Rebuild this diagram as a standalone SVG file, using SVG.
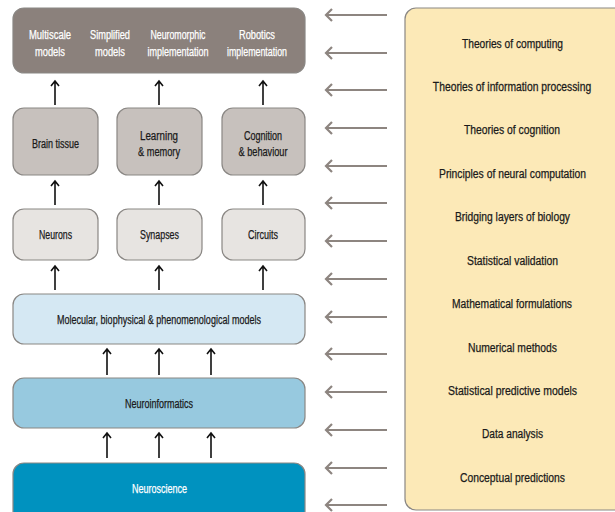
<svg xmlns="http://www.w3.org/2000/svg" width="615" height="512" viewBox="0 0 615 512">
<style>
text{font-family:"Liberation Sans",Arial,sans-serif;font-size:12px;text-anchor:middle;fill:#1a1a1a;stroke:#1a1a1a;stroke-width:0.25}
.w{fill:#ffffff;stroke:#ffffff}
.box{stroke:#8a8784;stroke-width:1.2}
.up{stroke:#111;stroke-width:1.6;fill:none}
.left{stroke:#8d8580;stroke-width:2.2;fill:none}
</style>
<rect width="615" height="512" fill="#ffffff"/>
<g id="connectors">
<g class="up">
<path d="M55 105V81M51 86l4-5 4 5"/>
<path d="M159 105V81M155 86l4-5 4 5"/>
<path d="M263 105V81M259 86l4-5 4 5"/>
<path d="M55 205V181M51 186l4-5 4 5"/>
<path d="M159 205V181M155 186l4-5 4 5"/>
<path d="M263 205V181M259 186l4-5 4 5"/>
<path d="M55 290V266M51 271l4-5 4 5"/>
<path d="M159 290V266M155 271l4-5 4 5"/>
<path d="M263 290V266M259 271l4-5 4 5"/>
<path d="M107 375V349M103 354l4-5 4 5"/>
<path d="M159 375V349M155 354l4-5 4 5"/>
<path d="M211 375V349M207 354l4-5 4 5"/>
<path d="M107 458V433M103 438l4-5 4 5"/>
<path d="M159 458V433M155 438l4-5 4 5"/>
<path d="M211 458V433M207 438l4-5 4 5"/>
</g>
<g class="left">
<path d="M387 15H326M332 9l-6 6 6 6"/>
<path d="M387 53H326M332 47l-6 6 6 6"/>
<path d="M387 90H326M332 84l-6 6 6 6"/>
<path d="M387 128H326M332 122l-6 6 6 6"/>
<path d="M387 166H326M332 160l-6 6 6 6"/>
<path d="M387 203H326M332 197l-6 6 6 6"/>
<path d="M387 241H326M332 235l-6 6 6 6"/>
<path d="M387 279H326M332 273l-6 6 6 6"/>
<path d="M387 317H326M332 311l-6 6 6 6"/>
<path d="M387 354H326M332 348l-6 6 6 6"/>
<path d="M387 392H326M332 386l-6 6 6 6"/>
<path d="M387 430H326M332 424l-6 6 6 6"/>
<path d="M387 468H326M332 462l-6 6 6 6"/>
<path d="M387 505H326M332 499l-6 6 6 6"/>
</g>
</g>
<g id="outputs">
<rect class="box" x="13" y="8" width="292" height="65" rx="11" fill="#8b817c"/>
<text class="w" x="50" y="39" textLength="42" lengthAdjust="spacingAndGlyphs">Multiscale</text><text class="w" x="50" y="56" textLength="30" lengthAdjust="spacingAndGlyphs">models</text>
<text class="w" x="110" y="39" textLength="40" lengthAdjust="spacingAndGlyphs">Simplified</text><text class="w" x="110" y="56" textLength="30" lengthAdjust="spacingAndGlyphs">models</text>
<text class="w" x="178" y="39" textLength="55" lengthAdjust="spacingAndGlyphs">Neuromorphic</text><text class="w" x="178" y="56" textLength="61" lengthAdjust="spacingAndGlyphs">implementation</text>
<text class="w" x="257" y="39" textLength="36" lengthAdjust="spacingAndGlyphs">Robotics</text><text class="w" x="257" y="56" textLength="60" lengthAdjust="spacingAndGlyphs">implementation</text>
</g>
<g id="brain-tissue"><rect class="box" x="13" y="108" width="85" height="67" rx="11" fill="#c7c1bd"/><text x="55.5" y="148" textLength="47" lengthAdjust="spacingAndGlyphs">Brain tissue</text></g>
<g id="learning-memory"><rect class="box" x="117" y="108" width="85" height="67" rx="11" fill="#c7c1bd"/><text x="159" y="140" textLength="38" lengthAdjust="spacingAndGlyphs">Learning</text><text x="159" y="156" textLength="42" lengthAdjust="spacingAndGlyphs">&amp; memory</text></g>
<g id="cognition-behaviour"><rect class="box" x="222" y="108" width="83" height="67" rx="11" fill="#c7c1bd"/><text x="263" y="140" textLength="38" lengthAdjust="spacingAndGlyphs">Cognition</text><text x="263" y="156" textLength="49" lengthAdjust="spacingAndGlyphs">&amp; behaviour</text></g>
<g id="neurons"><rect class="box" x="13" y="209" width="85" height="51" rx="11" fill="#e7e4e1"/><text x="55.5" y="239" textLength="33" lengthAdjust="spacingAndGlyphs">Neurons</text></g>
<g id="synapses"><rect class="box" x="117" y="209" width="85" height="51" rx="11" fill="#e7e4e1"/><text x="159.5" y="239" textLength="39" lengthAdjust="spacingAndGlyphs">Synapses</text></g>
<g id="circuits"><rect class="box" x="222" y="209" width="83" height="51" rx="11" fill="#e7e4e1"/><text x="263" y="239" textLength="30" lengthAdjust="spacingAndGlyphs">Circuits</text></g>
<g id="models"><rect class="box" x="13" y="294" width="292" height="50" rx="11" fill="#d5e8f3"/><text x="159" y="324" textLength="204" lengthAdjust="spacingAndGlyphs">Molecular, biophysical &amp; phenomenological models</text></g>
<g id="neuroinformatics"><rect class="box" x="13" y="378" width="292" height="50" rx="11" fill="#97c9df"/><text x="159" y="408" textLength="68" lengthAdjust="spacingAndGlyphs">Neuroinformatics</text></g>
<g id="neuroscience"><rect class="box" x="13" y="463" width="292" height="60" rx="11" fill="#0092bf"/><text class="w" x="159.5" y="493" textLength="55" lengthAdjust="spacingAndGlyphs">Neuroscience</text></g>
<g id="theory">
<rect x="405" y="8" width="225" height="502" rx="11" fill="#fce9b7" stroke="#8a8784" stroke-width="1.2"/>
<text x="512.5" y="48" textLength="101" lengthAdjust="spacingAndGlyphs">Theories of computing</text>
<text transform="translate(512 91) scale(0.86 1)" x="0" y="0">Theories of information processing</text>
<text x="512" y="134" textLength="96" lengthAdjust="spacingAndGlyphs">Theories of cognition</text>
<text x="512.5" y="178" textLength="147" lengthAdjust="spacingAndGlyphs">Principles of neural computation</text>
<text x="512.5" y="221" textLength="115" lengthAdjust="spacingAndGlyphs">Bridging layers of biology</text>
<text x="512.5" y="265" textLength="91" lengthAdjust="spacingAndGlyphs">Statistical validation</text>
<text x="512" y="308" textLength="120" lengthAdjust="spacingAndGlyphs">Mathematical formulations</text>
<text x="512.5" y="352" textLength="89" lengthAdjust="spacingAndGlyphs">Numerical methods</text>
<text x="512.5" y="395" textLength="129" lengthAdjust="spacingAndGlyphs">Statistical predictive models</text>
<text x="512.5" y="438" textLength="61" lengthAdjust="spacingAndGlyphs">Data analysis</text>
<text x="512.5" y="482" textLength="105" lengthAdjust="spacingAndGlyphs">Conceptual predictions</text>
</g>
</svg>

────────────────────

Copy the listing over exactly, skipping the pictures it holds.

- **OUTPUT**:
Rebuild this diagram as a standalone SVG file, using SVG.
<svg xmlns="http://www.w3.org/2000/svg" width="615" height="512" viewBox="0 0 615 512">
<style>
text{font-family:"Liberation Sans",Arial,sans-serif;font-size:12px;text-anchor:middle;fill:#1a1a1a;stroke:#1a1a1a;stroke-width:0.25}
.w{fill:#ffffff;stroke:#ffffff}
.box{stroke:#8a8784;stroke-width:1.2}
.up{stroke:#111;stroke-width:1.6;fill:none}
.left{stroke:#8d8580;stroke-width:2.2;fill:none}
</style>
<rect width="615" height="512" fill="#ffffff"/>
<g id="connectors">
<g class="up">
<path d="M55 105V81M51 86l4-5 4 5"/>
<path d="M159 105V81M155 86l4-5 4 5"/>
<path d="M263 105V81M259 86l4-5 4 5"/>
<path d="M55 205V181M51 186l4-5 4 5"/>
<path d="M159 205V181M155 186l4-5 4 5"/>
<path d="M263 205V181M259 186l4-5 4 5"/>
<path d="M55 290V266M51 271l4-5 4 5"/>
<path d="M159 290V266M155 271l4-5 4 5"/>
<path d="M263 290V266M259 271l4-5 4 5"/>
<path d="M107 375V349M103 354l4-5 4 5"/>
<path d="M159 375V349M155 354l4-5 4 5"/>
<path d="M211 375V349M207 354l4-5 4 5"/>
<path d="M107 458V433M103 438l4-5 4 5"/>
<path d="M159 458V433M155 438l4-5 4 5"/>
<path d="M211 458V433M207 438l4-5 4 5"/>
</g>
<g class="left">
<path d="M387 15H326M332 9l-6 6 6 6"/>
<path d="M387 53H326M332 47l-6 6 6 6"/>
<path d="M387 90H326M332 84l-6 6 6 6"/>
<path d="M387 128H326M332 122l-6 6 6 6"/>
<path d="M387 166H326M332 160l-6 6 6 6"/>
<path d="M387 203H326M332 197l-6 6 6 6"/>
<path d="M387 241H326M332 235l-6 6 6 6"/>
<path d="M387 279H326M332 273l-6 6 6 6"/>
<path d="M387 317H326M332 311l-6 6 6 6"/>
<path d="M387 354H326M332 348l-6 6 6 6"/>
<path d="M387 392H326M332 386l-6 6 6 6"/>
<path d="M387 430H326M332 424l-6 6 6 6"/>
<path d="M387 468H326M332 462l-6 6 6 6"/>
<path d="M387 505H326M332 499l-6 6 6 6"/>
</g>
</g>
<g id="outputs">
<rect class="box" x="13" y="8" width="292" height="65" rx="11" fill="#8b817c"/>
<text class="w" x="50" y="39" textLength="42" lengthAdjust="spacingAndGlyphs">Multiscale</text><text class="w" x="50" y="56" textLength="30" lengthAdjust="spacingAndGlyphs">models</text>
<text class="w" x="110" y="39" textLength="40" lengthAdjust="spacingAndGlyphs">Simplified</text><text class="w" x="110" y="56" textLength="30" lengthAdjust="spacingAndGlyphs">models</text>
<text class="w" x="178" y="39" textLength="55" lengthAdjust="spacingAndGlyphs">Neuromorphic</text><text class="w" x="178" y="56" textLength="61" lengthAdjust="spacingAndGlyphs">implementation</text>
<text class="w" x="257" y="39" textLength="36" lengthAdjust="spacingAndGlyphs">Robotics</text><text class="w" x="257" y="56" textLength="60" lengthAdjust="spacingAndGlyphs">implementation</text>
</g>
<g id="brain-tissue"><rect class="box" x="13" y="108" width="85" height="67" rx="11" fill="#c7c1bd"/><text x="55.5" y="148" textLength="47" lengthAdjust="spacingAndGlyphs">Brain tissue</text></g>
<g id="learning-memory"><rect class="box" x="117" y="108" width="85" height="67" rx="11" fill="#c7c1bd"/><text x="159" y="140" textLength="38" lengthAdjust="spacingAndGlyphs">Learning</text><text x="159" y="156" textLength="42" lengthAdjust="spacingAndGlyphs">&amp; memory</text></g>
<g id="cognition-behaviour"><rect class="box" x="222" y="108" width="83" height="67" rx="11" fill="#c7c1bd"/><text x="263" y="140" textLength="38" lengthAdjust="spacingAndGlyphs">Cognition</text><text x="263" y="156" textLength="49" lengthAdjust="spacingAndGlyphs">&amp; behaviour</text></g>
<g id="neurons"><rect class="box" x="13" y="209" width="85" height="51" rx="11" fill="#e7e4e1"/><text x="55.5" y="239" textLength="33" lengthAdjust="spacingAndGlyphs">Neurons</text></g>
<g id="synapses"><rect class="box" x="117" y="209" width="85" height="51" rx="11" fill="#e7e4e1"/><text x="159.5" y="239" textLength="39" lengthAdjust="spacingAndGlyphs">Synapses</text></g>
<g id="circuits"><rect class="box" x="222" y="209" width="83" height="51" rx="11" fill="#e7e4e1"/><text x="263" y="239" textLength="30" lengthAdjust="spacingAndGlyphs">Circuits</text></g>
<g id="models"><rect class="box" x="13" y="294" width="292" height="50" rx="11" fill="#d5e8f3"/><text x="159" y="324" textLength="204" lengthAdjust="spacingAndGlyphs">Molecular, biophysical &amp; phenomenological models</text></g>
<g id="neuroinformatics"><rect class="box" x="13" y="378" width="292" height="50" rx="11" fill="#97c9df"/><text x="159" y="408" textLength="68" lengthAdjust="spacingAndGlyphs">Neuroinformatics</text></g>
<g id="neuroscience"><rect class="box" x="13" y="463" width="292" height="60" rx="11" fill="#0092bf"/><text class="w" x="159.5" y="493" textLength="55" lengthAdjust="spacingAndGlyphs">Neuroscience</text></g>
<g id="theory">
<rect x="405" y="8" width="225" height="502" rx="11" fill="#fce9b7" stroke="#8a8784" stroke-width="1.2"/>
<text x="512.5" y="48" textLength="101" lengthAdjust="spacingAndGlyphs">Theories of computing</text>
<text transform="translate(512 91) scale(0.86 1)" x="0" y="0">Theories of information processing</text>
<text x="512" y="134" textLength="96" lengthAdjust="spacingAndGlyphs">Theories of cognition</text>
<text x="512.5" y="178" textLength="147" lengthAdjust="spacingAndGlyphs">Principles of neural computation</text>
<text x="512.5" y="221" textLength="115" lengthAdjust="spacingAndGlyphs">Bridging layers of biology</text>
<text x="512.5" y="265" textLength="91" lengthAdjust="spacingAndGlyphs">Statistical validation</text>
<text x="512" y="308" textLength="120" lengthAdjust="spacingAndGlyphs">Mathematical formulations</text>
<text x="512.5" y="352" textLength="89" lengthAdjust="spacingAndGlyphs">Numerical methods</text>
<text x="512.5" y="395" textLength="129" lengthAdjust="spacingAndGlyphs">Statistical predictive models</text>
<text x="512.5" y="438" textLength="61" lengthAdjust="spacingAndGlyphs">Data analysis</text>
<text x="512.5" y="482" textLength="105" lengthAdjust="spacingAndGlyphs">Conceptual predictions</text>
</g>
</svg>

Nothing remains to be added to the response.